Wanna Make AI Series #4

Wanna Make AI Series #4
Source: here
Wanna Make AI Series #4

Hello all, welcome to the 4th part of the "Wanna Make AI Series". Today we will be continuing beyond the 3rd part of this series. Before we begin make sure to check out the first part and the second part of this series as info in those posts is required to build your knowledge step by step.

Also, you can get all the code of this series on our Github.

So, lets begin and continue our journey

Small Recap

Before we recap just want to mention that the 4 techniques that we are discussing are more generally called the Optimization Methods because we are basically optimizing the error. Also the learning rate(α) determines the size of the steps taken to reach the minimum. Below image shows the importance of the Learning rate.
Effects of learning rate on Loss (Source)

So, coming to the recap, In the third part we have discussed about some basic understanding of the loss function and the squared loss. We also discussed the Iterative approach and the gradient descent which is used to reduce the loss in training of an AI model. In this part we will be discussing about Stochastic Gradient Descent as well as the Mini batch Gradient Descent. 

Stochastic Gradient Descent

Stochastic Gradient Descent or SGD in short is another algorithm to reduce the loss. The word ‘stochastic‘ means a system or a process that is linked with a random probability. Hence, in Stochastic Gradient Descent, a few samples are selected randomly instead of the whole data set for each iteration. 

Actually in the Batch Gradient Descent which we saw earlier in previous post, often in practice computing the cost and gradient for the entire training set can be very slow and sometimes intractable on a single machine if the dataset is too big to fit in main memory. Another issue with batch optimization methods is that they don’t give an easy way to incorporate new data in an ‘online’ setting. Hence we use Stochastic Gradient Descent (SGD) which addresses both of these issues by following the negative gradient of the objective after seeing only a single or a few training examples. The use of SGD In the neural network setting is motivated by the high cost of running back propagation over the full training set. SGD can overcome this cost and still lead to fast convergence.

There is a concept called momentum as well in SGD that allows the neural network to converge more faster than the SGD without momentum. Its just an update to the SGD equation with a velocity vector. Basically Momentum takes into account the past gradients to smooth out the update.

You can read more about it here.

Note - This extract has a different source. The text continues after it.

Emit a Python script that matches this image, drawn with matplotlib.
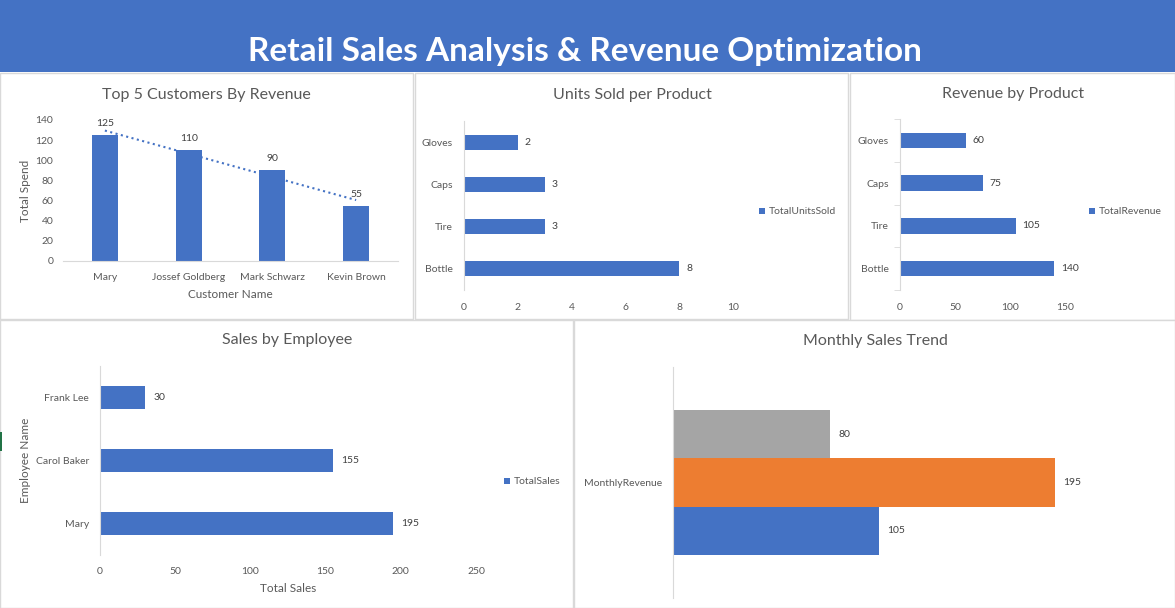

Its not that necessary to know the whole equation as of now but if you want to know about it then there is no harm.

You can see the below images that give some comparison of the discussed:

Projection of the error surface (Source)



SGD with and without momentum
SGD without and with Momentum (Source)


Comparison of SGD and Batch Gradient Descent
Comparison of SGD and Batch Gradient Descent (Source)

Mini Batch Gradient Descent

Till now we have seen Batch Gradient Descent which is used to smooth the curves and which directly converges to the minima, SGD that is used when the dataset is large and faster convergence is required on those larger datasets. 
But there is a problem with SGD, that we can use it with only one example at a time and it slows the computations. Hence, to overcome this issue we use a mixture of Batch Gradient Descent and the SGD which is known as Mini Batch Gradient Descent.

So, Mini batch gradient descent splits the training data into small batches which are then used to calculate the error of the model and update the parameters. This helps in robust convergence and it avoids local minima. And it is more efficient that the SGD.

The below image shows a comparison of the above with SGD:

SGD vs Mini Batch Gradient Descent
An illustration of convergence with SGD and Mini-Batch Gradient Descent (Source)

Conclusion

You can see in the below image, a general overview of the Descent Algorithms we have seen till now:
Comparing all 3 Gradient Descents
Comparison of all 3 Gradient Descents (Source)

Hence, as we now have a general overview of some of the basic Optimization methods but there are more complex optimization methods that are used combined with the above like Adam Optimizer, etc. In the next Part of this series we will look into some more aspects and will be moving with more other topics in this series.

Hence, as usual we will end today's blogpost with an inspirational quote:

The Pessimist complains about the wind;
The Optimist expects it to change;
The Realist adjusts the sails.
- William A. Ward


*************************************************************